What you need to do
Copy out the listing in full, exactly as written, but not its pictures.

Source material
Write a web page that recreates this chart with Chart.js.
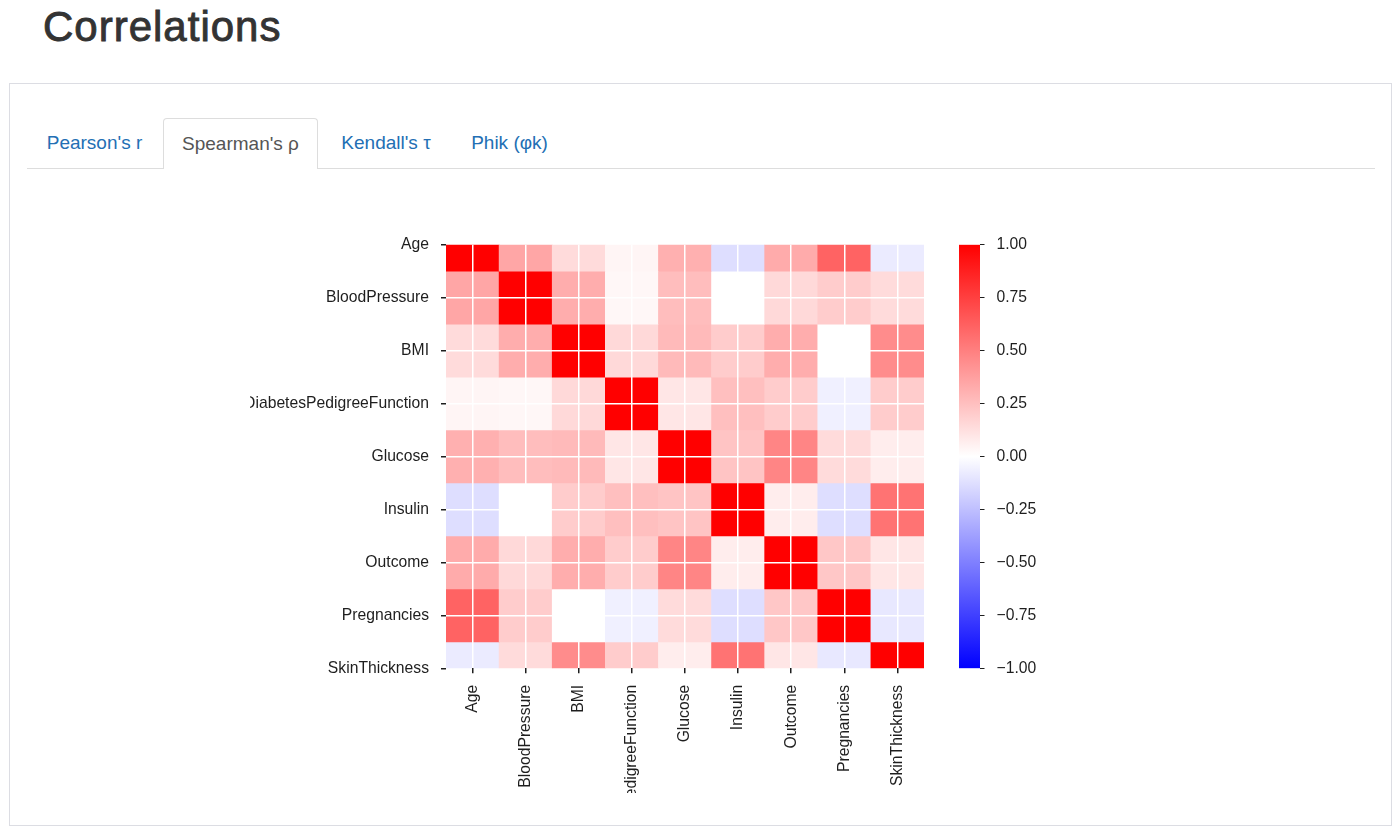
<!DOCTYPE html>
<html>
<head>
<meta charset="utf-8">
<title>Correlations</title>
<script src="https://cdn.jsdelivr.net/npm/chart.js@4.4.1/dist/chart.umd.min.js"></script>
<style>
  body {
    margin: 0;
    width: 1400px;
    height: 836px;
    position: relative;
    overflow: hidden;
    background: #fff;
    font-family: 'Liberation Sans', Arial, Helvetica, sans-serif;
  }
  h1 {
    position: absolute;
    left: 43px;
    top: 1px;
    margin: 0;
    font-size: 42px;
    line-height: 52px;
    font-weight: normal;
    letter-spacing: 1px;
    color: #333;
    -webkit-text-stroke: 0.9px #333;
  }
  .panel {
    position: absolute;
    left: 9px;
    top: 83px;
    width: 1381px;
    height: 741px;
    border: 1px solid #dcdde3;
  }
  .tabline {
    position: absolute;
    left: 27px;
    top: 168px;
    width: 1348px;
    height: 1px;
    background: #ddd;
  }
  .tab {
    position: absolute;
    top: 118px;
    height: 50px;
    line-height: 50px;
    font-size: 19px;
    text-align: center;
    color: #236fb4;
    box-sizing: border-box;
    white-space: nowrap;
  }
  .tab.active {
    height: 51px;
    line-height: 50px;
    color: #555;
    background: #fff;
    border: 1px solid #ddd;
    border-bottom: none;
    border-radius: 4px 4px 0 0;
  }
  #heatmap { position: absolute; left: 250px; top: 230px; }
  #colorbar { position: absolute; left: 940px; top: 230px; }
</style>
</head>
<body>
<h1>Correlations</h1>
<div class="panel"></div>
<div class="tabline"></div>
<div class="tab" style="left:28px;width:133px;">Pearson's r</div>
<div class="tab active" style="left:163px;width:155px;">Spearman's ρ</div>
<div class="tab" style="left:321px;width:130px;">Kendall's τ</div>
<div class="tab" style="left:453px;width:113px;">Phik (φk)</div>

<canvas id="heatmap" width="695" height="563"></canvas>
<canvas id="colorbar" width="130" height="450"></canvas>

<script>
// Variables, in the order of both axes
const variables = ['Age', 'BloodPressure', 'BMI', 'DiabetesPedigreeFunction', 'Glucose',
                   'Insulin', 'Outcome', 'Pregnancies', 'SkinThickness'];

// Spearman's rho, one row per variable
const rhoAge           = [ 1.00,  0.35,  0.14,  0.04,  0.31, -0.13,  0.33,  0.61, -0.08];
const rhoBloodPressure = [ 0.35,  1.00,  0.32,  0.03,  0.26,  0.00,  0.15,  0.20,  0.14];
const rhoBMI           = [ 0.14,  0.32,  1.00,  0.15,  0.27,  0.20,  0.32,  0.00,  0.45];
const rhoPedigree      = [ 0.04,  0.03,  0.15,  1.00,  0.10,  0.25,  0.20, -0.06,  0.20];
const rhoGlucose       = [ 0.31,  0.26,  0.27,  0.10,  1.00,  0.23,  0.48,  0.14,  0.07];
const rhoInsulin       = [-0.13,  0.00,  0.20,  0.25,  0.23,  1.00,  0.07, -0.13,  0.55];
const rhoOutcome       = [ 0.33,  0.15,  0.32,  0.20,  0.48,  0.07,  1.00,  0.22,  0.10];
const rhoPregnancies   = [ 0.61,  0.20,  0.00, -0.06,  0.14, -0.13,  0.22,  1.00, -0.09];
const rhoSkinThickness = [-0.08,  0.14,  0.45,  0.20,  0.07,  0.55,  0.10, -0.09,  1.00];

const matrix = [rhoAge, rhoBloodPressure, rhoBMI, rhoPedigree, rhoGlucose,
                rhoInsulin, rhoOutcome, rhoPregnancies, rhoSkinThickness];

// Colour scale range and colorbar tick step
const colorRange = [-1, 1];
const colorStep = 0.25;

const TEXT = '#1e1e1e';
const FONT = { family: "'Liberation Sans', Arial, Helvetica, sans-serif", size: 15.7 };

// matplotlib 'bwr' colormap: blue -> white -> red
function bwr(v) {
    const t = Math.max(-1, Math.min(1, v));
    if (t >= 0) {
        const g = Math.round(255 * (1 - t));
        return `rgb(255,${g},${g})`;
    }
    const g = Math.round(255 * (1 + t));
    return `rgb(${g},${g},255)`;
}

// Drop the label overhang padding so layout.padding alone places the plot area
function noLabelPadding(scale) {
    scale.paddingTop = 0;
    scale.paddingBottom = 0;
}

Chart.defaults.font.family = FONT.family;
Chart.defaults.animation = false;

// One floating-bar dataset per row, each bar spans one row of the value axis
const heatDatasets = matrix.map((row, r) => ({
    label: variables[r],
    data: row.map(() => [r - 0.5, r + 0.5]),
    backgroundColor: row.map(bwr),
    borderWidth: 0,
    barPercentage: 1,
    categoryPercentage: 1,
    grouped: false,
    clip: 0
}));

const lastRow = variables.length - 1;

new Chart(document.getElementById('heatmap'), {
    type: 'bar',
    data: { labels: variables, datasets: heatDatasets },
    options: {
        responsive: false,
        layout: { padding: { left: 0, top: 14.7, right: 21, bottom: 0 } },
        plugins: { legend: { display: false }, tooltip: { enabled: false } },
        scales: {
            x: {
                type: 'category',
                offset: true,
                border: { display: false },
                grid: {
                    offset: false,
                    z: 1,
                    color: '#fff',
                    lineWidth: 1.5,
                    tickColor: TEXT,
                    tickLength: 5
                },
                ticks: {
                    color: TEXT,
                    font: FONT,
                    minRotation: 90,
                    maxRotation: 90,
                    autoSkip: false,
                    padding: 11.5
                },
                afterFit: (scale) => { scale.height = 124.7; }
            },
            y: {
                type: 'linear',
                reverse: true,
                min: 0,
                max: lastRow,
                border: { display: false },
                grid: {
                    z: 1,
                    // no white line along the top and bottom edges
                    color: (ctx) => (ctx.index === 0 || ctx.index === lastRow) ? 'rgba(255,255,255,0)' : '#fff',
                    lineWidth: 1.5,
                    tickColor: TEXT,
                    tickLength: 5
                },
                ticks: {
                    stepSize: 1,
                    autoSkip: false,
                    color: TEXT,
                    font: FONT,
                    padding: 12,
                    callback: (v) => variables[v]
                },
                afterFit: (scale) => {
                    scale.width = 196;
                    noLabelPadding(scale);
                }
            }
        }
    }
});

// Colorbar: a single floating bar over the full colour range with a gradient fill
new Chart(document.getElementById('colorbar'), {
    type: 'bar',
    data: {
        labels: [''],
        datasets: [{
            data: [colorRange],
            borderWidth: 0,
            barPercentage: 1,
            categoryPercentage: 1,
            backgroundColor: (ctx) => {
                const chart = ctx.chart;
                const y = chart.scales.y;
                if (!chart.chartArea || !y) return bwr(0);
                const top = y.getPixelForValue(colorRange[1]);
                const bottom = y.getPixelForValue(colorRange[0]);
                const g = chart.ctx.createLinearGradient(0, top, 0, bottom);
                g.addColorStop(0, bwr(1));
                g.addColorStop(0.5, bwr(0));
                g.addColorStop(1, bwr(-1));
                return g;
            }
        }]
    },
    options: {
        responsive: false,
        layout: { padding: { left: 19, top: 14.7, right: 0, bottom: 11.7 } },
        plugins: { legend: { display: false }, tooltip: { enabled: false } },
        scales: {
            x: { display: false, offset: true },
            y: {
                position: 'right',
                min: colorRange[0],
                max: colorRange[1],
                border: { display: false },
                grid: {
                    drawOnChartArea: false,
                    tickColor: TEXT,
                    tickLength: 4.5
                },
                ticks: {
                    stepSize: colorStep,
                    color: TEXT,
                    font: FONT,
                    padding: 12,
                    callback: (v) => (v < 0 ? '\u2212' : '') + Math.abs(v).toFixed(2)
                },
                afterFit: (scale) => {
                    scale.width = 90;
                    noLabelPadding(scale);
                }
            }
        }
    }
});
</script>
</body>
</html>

Full answer
Write a web page that recreates this chart with Chart.js.
<!DOCTYPE html>
<html>
<head>
<meta charset="utf-8">
<title>Correlations</title>
<script src="https://cdn.jsdelivr.net/npm/chart.js@4.4.1/dist/chart.umd.min.js"></script>
<style>
  body {
    margin: 0;
    width: 1400px;
    height: 836px;
    position: relative;
    overflow: hidden;
    background: #fff;
    font-family: 'Liberation Sans', Arial, Helvetica, sans-serif;
  }
  h1 {
    position: absolute;
    left: 43px;
    top: 1px;
    margin: 0;
    font-size: 42px;
    line-height: 52px;
    font-weight: normal;
    letter-spacing: 1px;
    color: #333;
    -webkit-text-stroke: 0.9px #333;
  }
  .panel {
    position: absolute;
    left: 9px;
    top: 83px;
    width: 1381px;
    height: 741px;
    border: 1px solid #dcdde3;
  }
  .tabline {
    position: absolute;
    left: 27px;
    top: 168px;
    width: 1348px;
    height: 1px;
    background: #ddd;
  }
  .tab {
    position: absolute;
    top: 118px;
    height: 50px;
    line-height: 50px;
    font-size: 19px;
    text-align: center;
    color: #236fb4;
    box-sizing: border-box;
    white-space: nowrap;
  }
  .tab.active {
    height: 51px;
    line-height: 50px;
    color: #555;
    background: #fff;
    border: 1px solid #ddd;
    border-bottom: none;
    border-radius: 4px 4px 0 0;
  }
  #heatmap { position: absolute; left: 250px; top: 230px; }
  #colorbar { position: absolute; left: 940px; top: 230px; }
</style>
</head>
<body>
<h1>Correlations</h1>
<div class="panel"></div>
<div class="tabline"></div>
<div class="tab" style="left:28px;width:133px;">Pearson's r</div>
<div class="tab active" style="left:163px;width:155px;">Spearman's ρ</div>
<div class="tab" style="left:321px;width:130px;">Kendall's τ</div>
<div class="tab" style="left:453px;width:113px;">Phik (φk)</div>

<canvas id="heatmap" width="695" height="563"></canvas>
<canvas id="colorbar" width="130" height="450"></canvas>

<script>
// Variables, in the order of both axes
const variables = ['Age', 'BloodPressure', 'BMI', 'DiabetesPedigreeFunction', 'Glucose',
                   'Insulin', 'Outcome', 'Pregnancies', 'SkinThickness'];

// Spearman's rho, one row per variable
const rhoAge           = [ 1.00,  0.35,  0.14,  0.04,  0.31, -0.13,  0.33,  0.61, -0.08];
const rhoBloodPressure = [ 0.35,  1.00,  0.32,  0.03,  0.26,  0.00,  0.15,  0.20,  0.14];
const rhoBMI           = [ 0.14,  0.32,  1.00,  0.15,  0.27,  0.20,  0.32,  0.00,  0.45];
const rhoPedigree      = [ 0.04,  0.03,  0.15,  1.00,  0.10,  0.25,  0.20, -0.06,  0.20];
const rhoGlucose       = [ 0.31,  0.26,  0.27,  0.10,  1.00,  0.23,  0.48,  0.14,  0.07];
const rhoInsulin       = [-0.13,  0.00,  0.20,  0.25,  0.23,  1.00,  0.07, -0.13,  0.55];
const rhoOutcome       = [ 0.33,  0.15,  0.32,  0.20,  0.48,  0.07,  1.00,  0.22,  0.10];
const rhoPregnancies   = [ 0.61,  0.20,  0.00, -0.06,  0.14, -0.13,  0.22,  1.00, -0.09];
const rhoSkinThickness = [-0.08,  0.14,  0.45,  0.20,  0.07,  0.55,  0.10, -0.09,  1.00];

const matrix = [rhoAge, rhoBloodPressure, rhoBMI, rhoPedigree, rhoGlucose,
                rhoInsulin, rhoOutcome, rhoPregnancies, rhoSkinThickness];

// Colour scale range and colorbar tick step
const colorRange = [-1, 1];
const colorStep = 0.25;

const TEXT = '#1e1e1e';
const FONT = { family: "'Liberation Sans', Arial, Helvetica, sans-serif", size: 15.7 };

// matplotlib 'bwr' colormap: blue -> white -> red
function bwr(v) {
    const t = Math.max(-1, Math.min(1, v));
    if (t >= 0) {
        const g = Math.round(255 * (1 - t));
        return `rgb(255,${g},${g})`;
    }
    const g = Math.round(255 * (1 + t));
    return `rgb(${g},${g},255)`;
}

// Drop the label overhang padding so layout.padding alone places the plot area
function noLabelPadding(scale) {
    scale.paddingTop = 0;
    scale.paddingBottom = 0;
}

Chart.defaults.font.family = FONT.family;
Chart.defaults.animation = false;

// One floating-bar dataset per row, each bar spans one row of the value axis
const heatDatasets = matrix.map((row, r) => ({
    label: variables[r],
    data: row.map(() => [r - 0.5, r + 0.5]),
    backgroundColor: row.map(bwr),
    borderWidth: 0,
    barPercentage: 1,
    categoryPercentage: 1,
    grouped: false,
    clip: 0
}));

const lastRow = variables.length - 1;

new Chart(document.getElementById('heatmap'), {
    type: 'bar',
    data: { labels: variables, datasets: heatDatasets },
    options: {
        responsive: false,
        layout: { padding: { left: 0, top: 14.7, right: 21, bottom: 0 } },
        plugins: { legend: { display: false }, tooltip: { enabled: false } },
        scales: {
            x: {
                type: 'category',
                offset: true,
                border: { display: false },
                grid: {
                    offset: false,
                    z: 1,
                    color: '#fff',
                    lineWidth: 1.5,
                    tickColor: TEXT,
                    tickLength: 5
                },
                ticks: {
                    color: TEXT,
                    font: FONT,
                    minRotation: 90,
                    maxRotation: 90,
                    autoSkip: false,
                    padding: 11.5
                },
                afterFit: (scale) => { scale.height = 124.7; }
            },
            y: {
                type: 'linear',
                reverse: true,
                min: 0,
                max: lastRow,
                border: { display: false },
                grid: {
                    z: 1,
                    // no white line along the top and bottom edges
                    color: (ctx) => (ctx.index === 0 || ctx.index === lastRow) ? 'rgba(255,255,255,0)' : '#fff',
                    lineWidth: 1.5,
                    tickColor: TEXT,
                    tickLength: 5
                },
                ticks: {
                    stepSize: 1,
                    autoSkip: false,
                    color: TEXT,
                    font: FONT,
                    padding: 12,
                    callback: (v) => variables[v]
                },
                afterFit: (scale) => {
                    scale.width = 196;
                    noLabelPadding(scale);
                }
            }
        }
    }
});

// Colorbar: a single floating bar over the full colour range with a gradient fill
new Chart(document.getElementById('colorbar'), {
    type: 'bar',
    data: {
        labels: [''],
        datasets: [{
            data: [colorRange],
            borderWidth: 0,
            barPercentage: 1,
            categoryPercentage: 1,
            backgroundColor: (ctx) => {
                const chart = ctx.chart;
                const y = chart.scales.y;
                if (!chart.chartArea || !y) return bwr(0);
                const top = y.getPixelForValue(colorRange[1]);
                const bottom = y.getPixelForValue(colorRange[0]);
                const g = chart.ctx.createLinearGradient(0, top, 0, bottom);
                g.addColorStop(0, bwr(1));
                g.addColorStop(0.5, bwr(0));
                g.addColorStop(1, bwr(-1));
                return g;
            }
        }]
    },
    options: {
        responsive: false,
        layout: { padding: { left: 19, top: 14.7, right: 0, bottom: 11.7 } },
        plugins: { legend: { display: false }, tooltip: { enabled: false } },
        scales: {
            x: { display: false, offset: true },
            y: {
                position: 'right',
                min: colorRange[0],
                max: colorRange[1],
                border: { display: false },
                grid: {
                    drawOnChartArea: false,
                    tickColor: TEXT,
                    tickLength: 4.5
                },
                ticks: {
                    stepSize: colorStep,
                    color: TEXT,
                    font: FONT,
                    padding: 12,
                    callback: (v) => (v < 0 ? '\u2212' : '') + Math.abs(v).toFixed(2)
                },
                afterFit: (scale) => {
                    scale.width = 90;
                    noLabelPadding(scale);
                }
            }
        }
    }
});
</script>
</body>
</html>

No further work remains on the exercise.